Insomma, una vita da “maledetto”, che lo avvicina appunto a tante stelle del ciclismo degli anni ’90, su tutti quel Frank Vandenbroucke, il campione belga scomparso nel 2009 a 34 anni in circostanze misteriose al termine di una vita di eccessi. Eppure, quando si trattava di stare su una bicicletta, Leuwe non ha mai sgarrato. Sempre professionale, sempre puntuale e sempre in fuga, appena ce n’era la possibilità. Così lo ha ricordato Vincenzo Nibali, sulle colonne de ‘La Gazzetta dello Sport’, soffermandosi in particolare su quel Tour de France 2014 nel quale Westra fu tra i più valorosi gregari dello Squalo nelle tappe di pianura o di media montagna e soprattutto in quella famosa del pavé di Arenberg: “Era un bravissimo ragazzo.

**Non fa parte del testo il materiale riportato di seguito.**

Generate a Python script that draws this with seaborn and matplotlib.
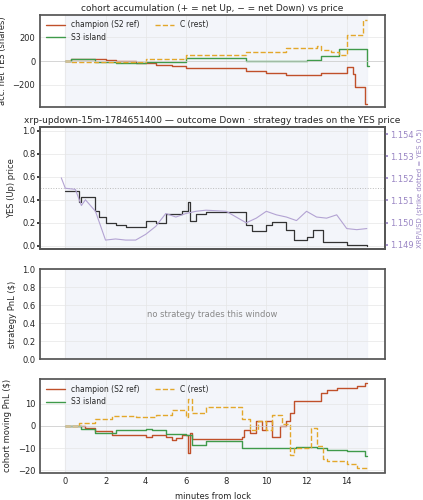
import numpy as np
import pandas as pd
import matplotlib
matplotlib.use('Agg')
import matplotlib.pyplot as plt
import seaborn as sns

# cohort accumulation (shares)
acc_t_champ = [0, 0.3, 2, 2.5, 3.5, 4.5, 5.3, 6, 9, 10, 11, 12.7, 14, 14.3, 14.4, 14.9, 15]
acc_champ = [0, 20, 10, 0, -20, -35, -45, -55, -80, -100, -120, -100, -50, -110, -220, -360, -360]
acc_t_s3 = [0, 0.3, 1.5, 2.5, 4, 6, 9, 12, 12.7, 13.6, 15, 15.1]
acc_s3 = [0, 20, -10, -20, -10, 30, 0, 10, 40, 100, -40, -40]
acc_t_c = [0, 0.3, 2, 4, 6, 7, 9, 11, 12.5, 12.7, 13.2, 13.6, 14, 14.8, 15]
acc_c = [0, -10, -5, 20, 50, 55, 80, 110, 125, 90, 80, 50, 220, 350, 350]

# YES price and XRP/USD
yes_t = [0, 0.7, 0.8, 1.5, 1.7, 2, 2.5, 3, 4, 4.5, 5, 5.8, 6.1, 6.2, 6.5, 7, 9, 9.3, 10, 10.3, 11, 11.4, 12, 12.3, 12.8, 14, 15]
yes_p = [0.48, 0.38, 0.42, 0.3, 0.25, 0.2, 0.18, 0.16, 0.22, 0.2, 0.28, 0.3, 0.38, 0.22, 0.28, 0.29, 0.18, 0.13, 0.18, 0.21, 0.14, 0.05, 0.08, 0.14, 0.03, 0.01, 0.0]
xrp_t = [-0.2, 0, 0.5, 0.8, 1, 1.5, 1.7, 2, 2.5, 3, 3.5, 4, 4.5, 5, 5.5, 6, 6.5, 7, 8, 9, 9.5, 10, 10.5, 11, 11.5, 12, 12.5, 13, 13.5, 14, 14.5, 15]
xrp = [1.15202, 1.15155, 1.15150, 1.15077, 1.15103, 1.15051, 1.14999, 1.14921, 1.14926, 1.14921, 1.14921, 1.14947, 1.14983, 1.15041, 1.15025, 1.15041, 1.15051, 1.15056, 1.15051, 1.14999, 1.15020, 1.15051, 1.15035, 1.15025, 1.15009, 1.15051, 1.15025, 1.15020, 1.15035, 1.14973, 1.14968, 1.14973]

# cohort moving PnL ($)
pnl_t_champ = [0, 1, 1.5, 2.3, 4, 4.3, 5, 5.3, 5.5, 5.8, 6.1, 6.2, 6.3, 8.8, 8.9, 9.2, 9.5, 9.8, 10, 10.3, 10.7, 11, 11.2, 11.4, 12.7, 13, 13.5, 14.5, 14.9, 15]
pnl_champ = [0, -1, -2.5, -4, -5, -4, -5, -6.5, -5.5, -4, -12, -3, -6, -5, -2, -3, 2, -2, 2, -5, 0, 2, 6, 11, 15, 16, 17, 18, 19.5, 19.5]
pnl_t_s3 = [0, 0.8, 1.5, 2.5, 4, 4.3, 5, 6, 6.3, 7, 8.8, 11.5, 12.5, 13, 14, 14.9, 15]
pnl_s3 = [0, -1.5, -3, -2, -1.5, -2, -3.5, -4, -8.5, -7, -10, -9.5, -10, -11, -11.5, -13.5, -13.5]
pnl_t_c = [0, 0.7, 1.5, 2.3, 3.5, 4.5, 5.3, 6, 6.1, 6.3, 7, 8.8, 9.2, 9.6, 10, 10.3, 10.8, 11.2, 11.4, 12.2, 12.5, 12.8, 13, 14, 14.5, 15]
pnl_c = [0, 1.5, 3, 4.5, 4, 5, 7, 4, 12, 6, 8.5, 3, -2, 2, -2, 5, 1, -13, -10, -1, -9, -15, -16, -17, -19, -19]

C_CHAMP = '#c0502a'
C_S3 = '#3f9a4a'
C_C = '#e3a72a'

sns.set_theme(style='whitegrid')
plt.rcParams['font.family'] = ['DejaVu Sans']
plt.rcParams.update({'font.size': 6, 'axes.titlesize': 6.5, 'axes.labelsize': 6,
                     'xtick.labelsize': 6, 'ytick.labelsize': 6, 'legend.fontsize': 5.5,
                     'axes.edgecolor': '#555555', 'grid.color': '#e6e6e6', 'grid.linewidth': 0.5})

fig, axes = plt.subplots(4, 1, figsize=(4.23, 5), dpi=100, sharex=True,
                         gridspec_kw={'height_ratios': [92, 122, 90, 93]})

def steps(ax, t, v, color, label, ls='-'):
    sns.lineplot(x=t, y=v, ax=ax, color=color, label=label, drawstyle='steps-post',
                 linestyle=ls, linewidth=1.0, estimator=None, sort=False)

for ax in axes:
    ax.axvspan(0, 15, color='#eef1f8', alpha=0.7, zorder=0)
    ax.tick_params(length=2, pad=1.5)

ax = axes[0]
steps(ax, acc_t_champ, acc_champ, C_CHAMP, 'champion (S2 ref)')
steps(ax, acc_t_s3, acc_s3, C_S3, 'S3 island')
steps(ax, acc_t_c, acc_c, C_C, 'C (rest)', '--')
ax.axhline(0, color='#cccccc', lw=0.5)
ax.set_ylim(-390, 390)
ax.set_yticks([-200, 0, 200])
ax.set_ylabel('acc. net YES (shares)')
ax.set_title('cohort accumulation (+ = net Up, − = net Down) vs price', pad=3)
ax.legend(loc='upper left', ncol=2, frameon=False, handlelength=2.5, borderaxespad=0.3)

ax = axes[1]
sns.lineplot(x=yes_t, y=yes_p, ax=ax, color='#333333', drawstyle='steps-post', linewidth=0.9,
             estimator=None, sort=False)
ax.axhline(0.5, color='#bbbbbb', lw=0.7, ls=':')
ax.set_ylim(-0.03, 1.03)
ax.set_ylabel('YES (Up) price')
ax.set_title('xrp-updown-15m-1784651400 — outcome Down · strategy trades on the YES price', pad=3)
ax2 = ax.twinx()
sns.lineplot(x=xrp_t, y=xrp, ax=ax2, color='#b3a3d3', linewidth=0.8, estimator=None, sort=False)
lo = 1.149 + (-0.03 - 0.01) * 0.005 / 0.96
hi = 1.149 + (1.03 - 0.01) * 0.005 / 0.96
ax2.set_ylim(lo, hi)
ax2.set_yticks([1.149, 1.150, 1.151, 1.152, 1.153, 1.154])
ax2.grid(False)
ax2.tick_params(colors='#9a86c4', length=2, pad=1.5)
ax2.set_ylabel('XRP/USD (strike dotted = YES 0.5)', color='#9a86c4', fontsize=5, labelpad=2)

ax = axes[2]
ax.set_ylim(0, 1)
ax.set_ylabel('strategy PnL ($)')
ax.text(0.5, 0.5, 'no strategy trades this window', transform=ax.transAxes,
        ha='center', va='center', color='#888888', fontsize=6)

ax = axes[3]
steps(ax, pnl_t_champ, pnl_champ, C_CHAMP, 'champion (S2 ref)')
steps(ax, pnl_t_s3, pnl_s3, C_S3, 'S3 island')
steps(ax, pnl_t_c, pnl_c, C_C, 'C (rest)', '--')
ax.axhline(0, color='#cccccc', lw=0.5)
ax.set_ylim(-21, 21)
ax.set_yticks([-20, -10, 0, 10])
ax.set_ylabel('cohort moving PnL ($)')
ax.set_xlabel('minutes from lock')
ax.legend(loc='upper left', ncol=2, frameon=False, handlelength=2.5, borderaxespad=0.3)
ax.set_xlim(-1.25, 15.9)
ax.set_xticks([0, 2, 4, 6, 8, 10, 12, 14])

fig.subplots_adjust(left=0.095, right=0.91, top=0.97, bottom=0.055, hspace=0.2)
fig.savefig('out.png', dpi=100)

Brillante, non parlava molto, ma sapeva stare benissimo in gruppo. Viveva per la bici. Abbiamo fatto tante corse insieme, in particolare in quel 2014 in cui vinsi il Tour. Fu molto prezioso soprattutto nella famosa tappa del pavé ad Arenberg in cui guadagnai molti minuti. Andò in fuga, cosa che gli è sempre piaciuta molto, poi si mise a tirare il gruppo. Il 2016 fu il nostro ultimo anno insieme in squadra, ricordo che la fine del legame sentimentale che aveva con la sua ragazza lo fece stare molto male. Si ritirò e non l’ho più sentito, ma la sua scomparsa mi rattrista molto”.

Già, dopo il ritiro dal ciclismo Westra ha interrotto ogni tipo di rapporto con il mondo esterno, ma non prima di aver spiegato che a convincerlo a scendere dalla bicicletta, oltre ai problemi al ginocchio, fu anche la convinzione di non poter più scendere a compromessi: “Per ottenere vittorie e premi ho dovuto iniettarmi del cortisone nel corpo. Non era possibile vincere con il solo allenamento. Se vuoi giocare con i grandi devi trovare i limiti del concesso” specificò nella propria autobiografia. Una denuncia che fece tornare il ciclismo al periodo buio di fine anni ’90. Ma dopo la quale Westra si ritrovò ancora più solo.